EXERCISE DETAILS:
Transcribe the records that follow in their entirety, omitting any pictures.

DATA LINES:
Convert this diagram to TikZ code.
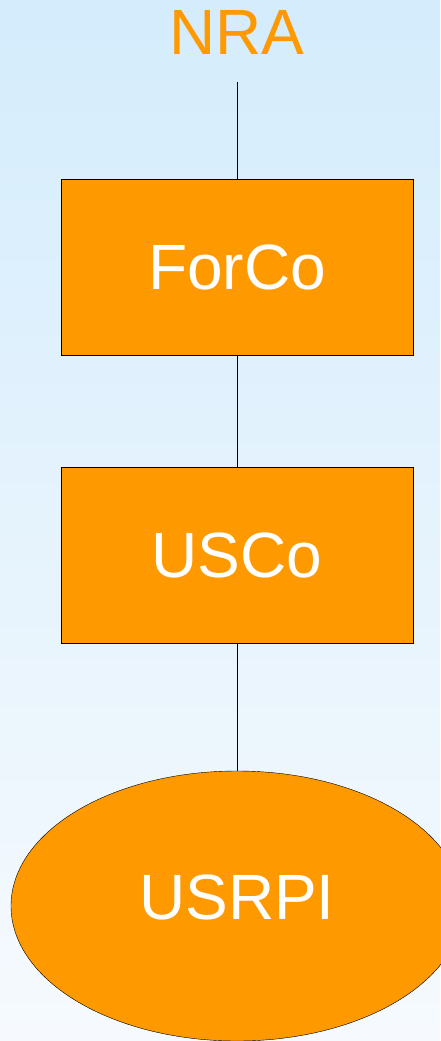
\documentclass[tikz,border=0pt]{standalone}
\usepackage{fontspec}
\setmainfont{Liberation Sans}
\usepackage{xcolor}
\definecolor{Tangerine}{HTML}{FF9900}
\definecolor{Pale Sky}{HTML}{D4ECFC}
\definecolor{Mist}{HTML}{F6FAFE}
\colorlet{cOrange}{Tangerine}
\colorlet{cTop}{Pale Sky}
\colorlet{cBottom}{Mist}
\usepackage{tikz}
\usetikzlibrary{positioning, shapes.geometric}
\tikzset{
	line width = .6pt,
	font = \fontsize{64}{64}\selectfont,
	unit/.style={
		draw,
		fill=cOrange,
		text=white,
		minimum width=352pt,
		minimum height=176pt,
		inner sep=0pt,
		outer sep=0pt
	},
	body/.style={
		draw,
		ellipse,
		fill=cOrange,
		text=white,
		text depth=18pt,
		minimum width=452pt,
		minimum height=270pt,
		inner sep=0pt,
		outer sep=0pt
	}
}

\begin{document}
\begin{tikzpicture}[x=1pt, y=-1pt]
	\shade[top color=cTop, bottom color=cBottom] (0,0) rectangle (440,1041);
	\useasboundingbox (0,0) rectangle (440,1041);

	\node (nra) [text=cOrange, anchor=base, inner xsep=0pt, inner ysep=27pt] at (237,55) {NRA};
	\node (forco) [unit] at (237,267) {ForCo};
	\node (usco) [unit, below=112pt of forco] {USCo};
	\node (usrpi) [body, below=128pt of usco] {USRPI};

	\draw (nra.south) -- (forco)
		(forco) -- (usco)
		(usco) -- (usrpi);
\end{tikzpicture}
\end{document}
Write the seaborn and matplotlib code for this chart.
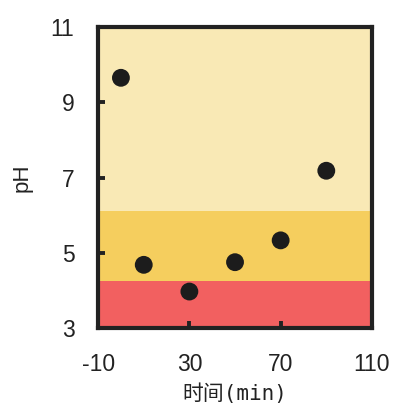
import matplotlib
matplotlib.use("Agg")
import matplotlib.pyplot as plt
import seaborn as sns
import pandas as pd

# data
time_min = [0, 10, 30, 50, 70, 90]
ph = [9.65, 4.68, 3.97, 4.75, 5.33, 7.18]

band_edges = [3, 4.25, 6.1, 11]
band_colors = ["#F26060", "#F5CE5E", "#F9E9B5"]

x_ticks = [-10, 30, 70, 110]
y_ticks = [3, 5, 7, 9, 11]

sns.set_style("ticks")
plt.rcParams["font.family"] = ["Liberation Sans", "Noto Sans CJK SC", "DejaVu Sans"]
plt.rcParams["axes.unicode_minus"] = False

df = pd.DataFrame({"time": time_min, "pH": ph})

fig = plt.figure(figsize=(3.94, 4.03), dpi=100)
ax = fig.add_axes([0.249, 0.186, 0.695, 0.747])

for lo, hi, c in zip(band_edges[:-1], band_edges[1:], band_colors):
    ax.axhspan(lo, hi, color=c, lw=0, zorder=0)

sns.scatterplot(data=df, x="time", y="pH", ax=ax, s=165, color="#1c1c1c",
                edgecolor="none", zorder=3)

ax.set_xlim(-10, 110)
ax.set_ylim(3, 11)
ax.set_xticks(x_ticks)
ax.set_yticks(y_ticks)
ax.tick_params(bottom=True, left=True, direction="in", length=5, width=2.8,
               color="#222222", labelsize=16.5, labelcolor="#222222")
ax.tick_params(axis="x", pad=18)
ax.tick_params(axis="y", pad=17)
for sp in ax.spines.values():
    sp.set_linewidth(3)
    sp.set_color("#222222")
    sp.set_zorder(5)

ax.set_xlabel("时间(min)", fontsize=15,
              family=["DejaVu Sans Mono", "Noto Sans CJK SC"],
              color="#222222", labelpad=5)
ax.set_ylabel("pH", fontsize=16, color="#222222", labelpad=13)

fig.savefig("out.png", dpi=100)
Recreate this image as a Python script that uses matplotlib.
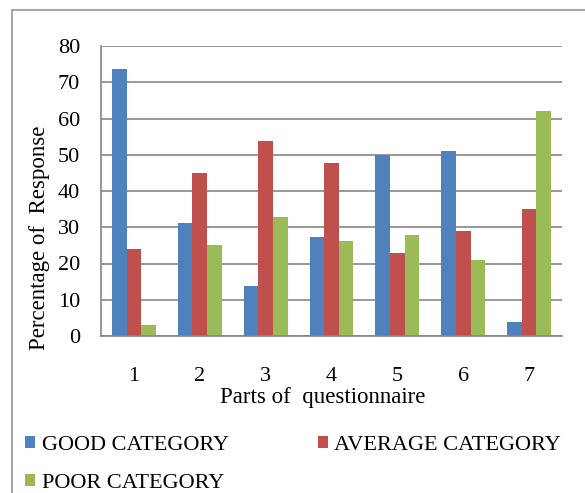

IN RESPONSE:
Convert this diagram to TikZ code.
\documentclass[tikz,border=0pt]{standalone}
\usepackage{fontspec}
\setmainfont{Liberation Sans}
\usepackage{xcolor}
\definecolor{Tangerine}{HTML}{FF9900}
\definecolor{Pale Sky}{HTML}{D4ECFC}
\definecolor{Mist}{HTML}{F6FAFE}
\colorlet{cOrange}{Tangerine}
\colorlet{cTop}{Pale Sky}
\colorlet{cBottom}{Mist}
\usepackage{tikz}
\usetikzlibrary{positioning, shapes.geometric}
\tikzset{
	line width = .6pt,
	font = \fontsize{64}{64}\selectfont,
	unit/.style={
		draw,
		fill=cOrange,
		text=white,
		minimum width=352pt,
		minimum height=176pt,
		inner sep=0pt,
		outer sep=0pt
	},
	body/.style={
		draw,
		ellipse,
		fill=cOrange,
		text=white,
		text depth=18pt,
		minimum width=452pt,
		minimum height=270pt,
		inner sep=0pt,
		outer sep=0pt
	}
}

\begin{document}
\begin{tikzpicture}[x=1pt, y=-1pt]
	\shade[top color=cTop, bottom color=cBottom] (0,0) rectangle (440,1041);
	\useasboundingbox (0,0) rectangle (440,1041);

	\node (nra) [text=cOrange, anchor=base, inner xsep=0pt, inner ysep=27pt] at (237,55) {NRA};
	\node (forco) [unit] at (237,267) {ForCo};
	\node (usco) [unit, below=112pt of forco] {USCo};
	\node (usrpi) [body, below=128pt of usco] {USRPI};

	\draw (nra.south) -- (forco)
		(forco) -- (usco)
		(usco) -- (usrpi);
\end{tikzpicture}
\end{document}
Write the seaborn and matplotlib code for this chart.
import matplotlib
matplotlib.use("Agg")
import matplotlib.pyplot as plt
import seaborn as sns
import pandas as pd

# data
time_min = [0, 10, 30, 50, 70, 90]
ph = [9.65, 4.68, 3.97, 4.75, 5.33, 7.18]

band_edges = [3, 4.25, 6.1, 11]
band_colors = ["#F26060", "#F5CE5E", "#F9E9B5"]

x_ticks = [-10, 30, 70, 110]
y_ticks = [3, 5, 7, 9, 11]

sns.set_style("ticks")
plt.rcParams["font.family"] = ["Liberation Sans", "Noto Sans CJK SC", "DejaVu Sans"]
plt.rcParams["axes.unicode_minus"] = False

df = pd.DataFrame({"time": time_min, "pH": ph})

fig = plt.figure(figsize=(3.94, 4.03), dpi=100)
ax = fig.add_axes([0.249, 0.186, 0.695, 0.747])

for lo, hi, c in zip(band_edges[:-1], band_edges[1:], band_colors):
    ax.axhspan(lo, hi, color=c, lw=0, zorder=0)

sns.scatterplot(data=df, x="time", y="pH", ax=ax, s=165, color="#1c1c1c",
                edgecolor="none", zorder=3)

ax.set_xlim(-10, 110)
ax.set_ylim(3, 11)
ax.set_xticks(x_ticks)
ax.set_yticks(y_ticks)
ax.tick_params(bottom=True, left=True, direction="in", length=5, width=2.8,
               color="#222222", labelsize=16.5, labelcolor="#222222")
ax.tick_params(axis="x", pad=18)
ax.tick_params(axis="y", pad=17)
for sp in ax.spines.values():
    sp.set_linewidth(3)
    sp.set_color("#222222")
    sp.set_zorder(5)

ax.set_xlabel("时间(min)", fontsize=15,
              family=["DejaVu Sans Mono", "Noto Sans CJK SC"],
              color="#222222", labelpad=5)
ax.set_ylabel("pH", fontsize=16, color="#222222", labelpad=13)

fig.savefig("out.png", dpi=100)
Recreate this image as a Python script that uses matplotlib.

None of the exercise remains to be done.